4. Debt-to-Income Ratio: Debt-to-income ratio is a critical number when it comes to qualifying for a mortgage loan, and how much you can qualify for. Know your DTI, what you can do to lower it, and what to avoid that may crush it. For example, avoid taking out new credit, beware of zero interest or no payment credit accounts and student loans which may actually be counted against you, and know how you can pay down installment loans to increase how much real estate you qualify to buy.
5. LTV: Loan-to-value plays a big role in financing. Higher LTVs can mean higher APRs, and vice versa. LTV can also determine whether you’ll be obligated to pay extra mortgage insurance, or ‘PMI’. For those trying to creatively structure real estate deals, watch out for CLTV limitations (Combined Loan To Value). This means the total of all loans on the property compared to the value, not just the loan you are applying for.
6. Reserves: In addition to needing to verify enough cash to close (down payment and closing costs), borrowers may also be required to prove they have a sufficient level of reserves in the bank to cover emergencies. This may be two months of PITI (Principal, Insurance, Taxes, and Insurance), or it could be as much as six months per property owned and mortgaged.

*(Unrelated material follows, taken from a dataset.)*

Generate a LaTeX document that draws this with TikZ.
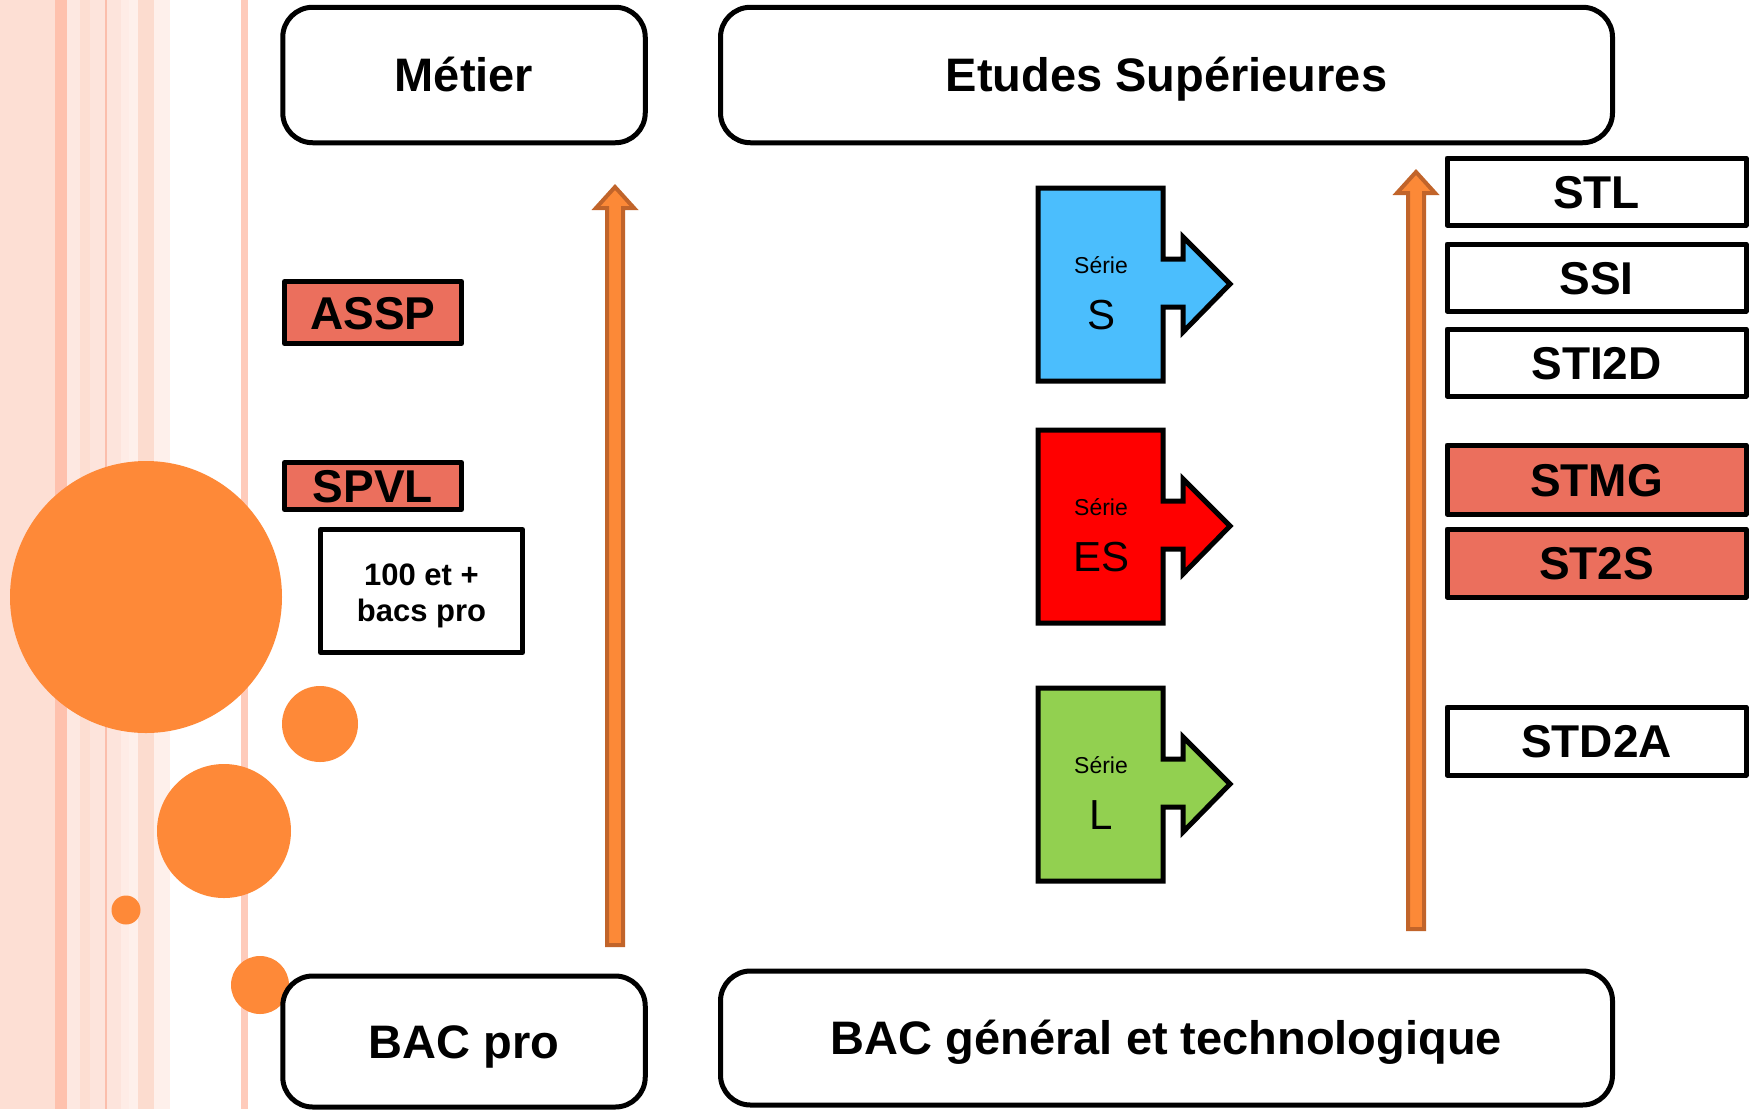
\documentclass[tikz,border=0pt]{standalone}
\usepackage{fontspec}
\setmainfont{Liberation Sans}
\usetikzlibrary{calc}
\definecolor{stA}{RGB}{253,223,212}
\definecolor{stB}{RGB}{254,193,173}
\definecolor{stC}{RGB}{253,232,225}
\definecolor{stD}{RGB}{253,222,210}
\definecolor{stE}{RGB}{253,228,220}
\definecolor{stF}{RGB}{251,190,172}
\definecolor{stG}{RGB}{254,236,230}
\definecolor{stH}{RGB}{254,240,235}
\definecolor{stI}{RGB}{252,220,207}
\definecolor{stJ}{RGB}{254,203,187}
\definecolor{bubbleorange}{RGB}{254,137,56}
\definecolor{arroworange}{RGB}{252,137,55}
\definecolor{arrowedge}{RGB}{193,100,42}
\definecolor{salmonc}{RGB}{235,111,93}
\definecolor{serieS}{RGB}{75,190,253}
\definecolor{serieES}{RGB}{255,0,0}
\definecolor{serieL}{RGB}{146,208,80}
\tikzset{
  rbox/.style={draw=black, line width=5pt, rounded corners=30pt, fill=white, inner sep=0pt,
    text height=33pt, text depth=0pt, font=\fontsize{47}{56}\selectfont\bfseries},
  sbox/.style={draw=black, line width=5pt, line join=round, fill=white, inner sep=0pt,
    text height=33pt, text depth=0pt, font=\fontsize{46}{55}\selectfont\bfseries},
  salmon/.style={fill=salmonc},
  serie/.style={font=\fontsize{23}{28}\selectfont, anchor=base, inner sep=0pt},
  letter/.style={font=\fontsize{42}{50}\selectfont, anchor=base, inner sep=0pt},
  blockarrow/.style={draw=arrowedge, fill=arroworange, line width=4pt, line join=miter},
  bubble/.style={fill=bubbleorange},
  pics/puzzle/.style args={#1/#2}{code={
    \path[draw=black, line width=5pt, line join=miter, fill=#1]
      (0,0) -- (125,0) -- (125,71) -- (145,71) -- (145,49) -- (192,96) -- (145,144)
      -- (145,119) -- (125,119) -- (125,193) -- (0,193) -- cycle;
    \node[serie] (-serie) at (63,85) {Série};
    \node[letter] (-letter) at (63,141) {#2};
  }}
}
\begin{document}
\begin{tikzpicture}[x=1pt,y=-1pt]
\useasboundingbox (0,0) rectangle (1760,1109);
\fill[white] (0,0) rectangle (1760,1109);
% stripes
\fill[stA] (0,0) rectangle (55,1109);
\fill[stB] (55,0) rectangle (67,1109);
\fill[stC] (67,0) rectangle (80,1109);
\fill[stD] (80,0) rectangle (90,1109);
\fill[stE] (90,0) rectangle (105,1109);
\fill[stF] (105,0) rectangle (107,1109);
\fill[stE] (107,0) rectangle (121,1109);
\fill[stG] (121,0) rectangle (129,1109);
\fill[stH] (129,0) rectangle (138,1109);
\fill[stI] (138,0) rectangle (154,1109);
\fill[stH] (154,0) rectangle (170,1109);
\fill[stJ] (241,0) rectangle (248,1109);
% bubbles
\fill[bubble] (146,597) circle[radius=136];
\fill[bubble] (320,724) circle[radius=38];
\fill[bubble] (224,831) circle[radius=67];
\fill[bubble] (126,910) circle[radius=14.5];
\fill[bubble] (260,985) circle[radius=29];
% main boxes
\node[rbox, minimum width=362.5pt, minimum height=135.5pt] (metier) at (464,75) {Métier};
\node[rbox, minimum width=892pt, minimum height=135.5pt] (etudes) at (1166.5,75) {Etudes Supérieures};
\node[rbox, minimum width=362.5pt, minimum height=131pt] (bacpro) at (464,1041.5) {BAC pro};
\node[rbox, minimum width=892pt, minimum height=134pt] (bacgen) at (1166.5,1038) {BAC général et technologique};
% left column
\node[sbox, salmon, minimum width=177pt, minimum height=62pt] (assp) at (373,312.5) {ASSP};
\node[sbox, salmon, minimum width=177pt, minimum height=47pt] (spvl) at (373,486) {SPVL};
\node[draw=black, line width=5pt, line join=round, fill=white, minimum width=202pt, minimum height=123pt,
  inner sep=0pt, align=center,
  font=\fontsize{31}{36}\selectfont\bfseries] (cent) at (421.5,591) {\rule{0pt}{31pt}100 et +\\bacs pro};
% right column
\node[sbox, minimum width=299pt, minimum height=67pt] (stl) at (1596.5,191.5) {STL};
\node[sbox, minimum width=299pt, minimum height=67pt] (ssi) at (1596.5,277.5) {SSI};
\node[sbox, minimum width=299pt, minimum height=67pt] (sti) at (1596.5,362.5) {STI2D};
\node[sbox, salmon, minimum width=299pt, minimum height=69pt] (stmg) at (1596.5,479.5) {STMG};
\node[sbox, salmon, minimum width=299pt, minimum height=68pt] (st2s) at (1596.5,563) {ST2S};
\node[sbox, minimum width=299pt, minimum height=68pt] (std2a) at (1596.5,741) {STD2A};
% arrows
\coordinate (LAb) at (615,945);
\coordinate (LAt) at (615,187);
\draw[blockarrow] ($(LAb)+(-8,0)$) -- ($(LAt)+(-8,21)$) -- ($(LAt)+(-19,21)$) -- (LAt)
  -- ($(LAt)+(19,21)$) -- ($(LAt)+(8,21)$) -- ($(LAb)+(8,0)$) -- cycle;
\coordinate (RAb) at (1416,929);
\coordinate (RAt) at (1416,172);
\draw[blockarrow] ($(RAb)+(-8,0)$) -- ($(RAt)+(-8,21)$) -- ($(RAt)+(-19,21)$) -- (RAt)
  -- ($(RAt)+(19,21)$) -- ($(RAt)+(8,21)$) -- ($(RAb)+(8,0)$) -- cycle;
% puzzles
\pic (pzS) at (1038,188) {puzzle={serieS/S}};
\pic (pzES) at (1038,430) {puzzle={serieES/ES}};
\pic (pzL) at (1038,688) {puzzle={serieL/L}};
\end{tikzpicture}
\end{document}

You’ll also need to know how many months of bank statements you’ll need to provide.
7. Collections & Charge Offs: Do you have collections and charge offs showing up on your credit report? Some lenders and loan programs will require these sums to be paid off, or down. This depends on the program, how much you are borrowing, and how much these amounts are, and how recent they are. Don’t assume, and always ask your mortgage loan officer to check twice because this can change multiple elements of your loan offer. It can change the amount needed to close, how much you’ll get at closing, or how much you need to prove you’ve got in the bank. Don’t assume; double check. There could be erroneous student loans or phone company collections on your report you don’t even know about.